Selma Blair was recently praised widely for holding her cane front and centre on the famed Oscars red carpet. She was praised for her ‘bravery,’ her, ‘strength,’ and for, ‘refusing to let her Multiple Sclerosis (MS)

diagnosis define her.’ Seeing Selma with her stick had a positive impact on me. It is refreshing and empowering to see someone with a huge profile present herself as a disabled woman without shame. 

I couldn’t help wondering, however, if some of the media’s comment had missed the point somewhat. Was Selma ‘refusing to let her MS diagnosis define her?’ Or was she defiantly demonstrating the very opposite?

MS defines me. It is the thread that runs through every aspect of my identity. It affects my relationships, my activities, my opinions, my politics. I can no longer imagine my life without it although I can remember clearly the time before it struck. 

MS is not something I can brush under the carpet or push to one side. It is not a side issue. It is intrinsically woven in to my life. I have not always felt this way. In the early years I was able to compartmentalise it, viewing myself primarily as a professional woman who happened to have this disease. As MS gradually depleted my ability to work in the traditional sense, I was forced to face my health head on. 
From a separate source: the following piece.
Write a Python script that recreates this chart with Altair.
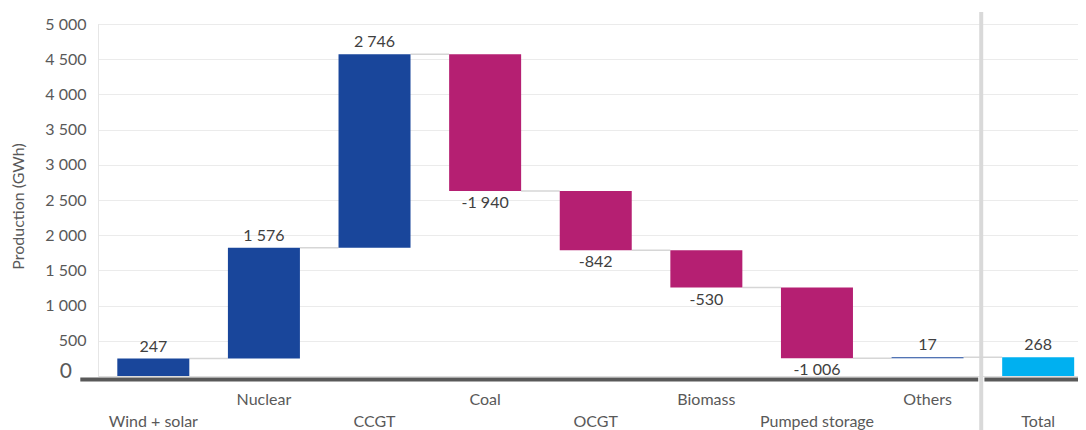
import altair as alt
import pandas as pd

categories = ["Wind + solar", "Nuclear", "CCGT", "Coal", "OCGT", "Biomass",
              "Pumped storage", "Others", "Total"]
changes = [247, 1576, 2746, -1940, -842, -530, -1006, 17, 268]
is_total = [False, False, False, False, False, False, False, False, True]
y_ticks = [500, 1000, 1500, 2000, 2500, 3000, 3500, 4000, 4500, 5000]

rows = []
cum = 0
for i, (c, v, t) in enumerate(zip(categories, changes, is_total)):
    if t:
        start, end = 0, v
    else:
        start, end = cum, cum + v
        cum = end
    kind = "total" if t else ("up" if v >= 0 else "down")
    rows.append(dict(idx=i, cat=c, start=start, end=end,
                     top=max(start, end), bottom=min(start, end),
                     kind=kind, label=f"{v:,}".replace(",", " "), row=i % 2))
df = pd.DataFrame(rows)
conn = pd.DataFrame({"idx": list(range(len(categories) - 1)),
                     "level": [r["end"] for r in rows[:-1]]})

PW, PH = 980, 352
FONT = "Lato"
GRAY = "#595959"
HALF = 0.3255

xscale = alt.Scale(domain=[-0.5, 8.36], nice=False, zero=False, padding=0)
yscale = alt.Scale(domain=[0, 5000], nice=False)
yaxis = alt.Axis(
    values=y_ticks, title="Production (GWh)", titleFont=FONT, titleFontSize=16,
    titleFontWeight="normal", titleColor=GRAY, titleBaseline="middle",
    titleX=-80, titleY=182, titleAngle=270,
    labelFont=FONT, labelColor=GRAY, labelPadding=12, labelFontSize=16,
    labelExpr="replace(format(datum.value, ','), ',', ' ')",
    ticks=False, grid=True, gridColor="#ebebeb", gridWidth=1,
    domain=True, domainColor="#e6e6e6", domainWidth=1,
)

X = lambda f="idx": alt.X(f, type="quantitative", scale=xscale, axis=None)
Y = lambda f: alt.Y(f, type="quantitative", scale=yscale, axis=yaxis)

base = alt.Chart(df)

separator = alt.Chart(pd.DataFrame({"pos": [7.485]})).mark_rule(
    color="#d9d9d9", strokeWidth=4
).encode(x=X("pos"), y=alt.value(-12), y2=alt.value(PH + 60))

connectors = alt.Chart(conn).transform_calculate(
    x1=f"datum.idx + {HALF}", x2=f"datum.idx + 1 - {HALF}"
).mark_rule(color="#d6d6d6", strokeWidth=1.5).encode(
    x=X("x1"), x2="x2:Q", y=Y("level")
)

bars = base.mark_bar(width=72).encode(
    x=X(), y=Y("start"), y2="end:Q",
    color=alt.Color("kind:N", legend=None,
                    scale=alt.Scale(domain=["up", "down", "total"],
                                    range=["#19469b", "#b51f72", "#00b0f0"])),
)

axis_lines = alt.Chart(pd.DataFrame({"a": [-0.66, 7.514], "b": [7.458, 8.5]})).mark_rule(
    color="#595959", strokeWidth=4
).encode(x=X("a"), x2="b:Q", y=alt.value(PH + 3.5))

zero_label = alt.Chart(pd.DataFrame({"v": [0]})).mark_text(
    font=FONT, fontSize=21, color=GRAY, align="right", baseline="middle", dy=-4
).encode(x=alt.value(-26), y=Y("v"), text=alt.Text("v:Q"))

lab_up = base.transform_filter("datum.kind != 'down'").mark_text(
    font=FONT, fontSize=16, color="#404040", baseline="middle", dy=-12
).encode(x=X(), y=Y("top"), text="label:N")

lab_down = base.transform_filter("datum.kind == 'down'").mark_text(
    font=FONT, fontSize=16, color="#404040", baseline="middle", dy=12
).encode(x=X(), y=Y("bottom"), text="label:N")

cat_top = base.transform_filter("datum.row == 1").mark_text(
    font=FONT, fontSize=16, color=GRAY, baseline="middle"
).encode(x=X(), y=alt.value(PH + 24), text="cat:N")

cat_bot = base.transform_filter("datum.row == 0").mark_text(
    font=FONT, fontSize=16, color=GRAY, baseline="middle"
).encode(x=X(), y=alt.value(PH + 46), text="cat:N")

chart = alt.layer(
    separator, connectors, bars, axis_lines, zero_label,
    lab_up, lab_down, cat_top, cat_bot
).properties(
    width=PW, height=PH,
    autosize=alt.AutoSizeParams(type="none"),
    padding={"left": 90, "top": 16, "right": 0, "bottom": 54},
).configure_view(stroke=None).configure(background="white")

chart.save("out.html", embed_options={"renderer": "svg", "actions": False})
Applying for ill health retirement, I had to describe my symptoms with brutal and painful honesty. When I read through three pages documenting my illness I realised with certainty that I could no longer separate me from my MS. 

A few days ago I posted on the Mums Like Us instagram that I was “channelling Selma Blair.” I was heading  out with a group of school mums. These mums usually see me pushing a push chair and therefore, not with my walking stick. I needed to  be unapologetically, openly, brazenly disabled in that moment because, like Selma, I felt there was nowhere to hide.  This was my red carpet.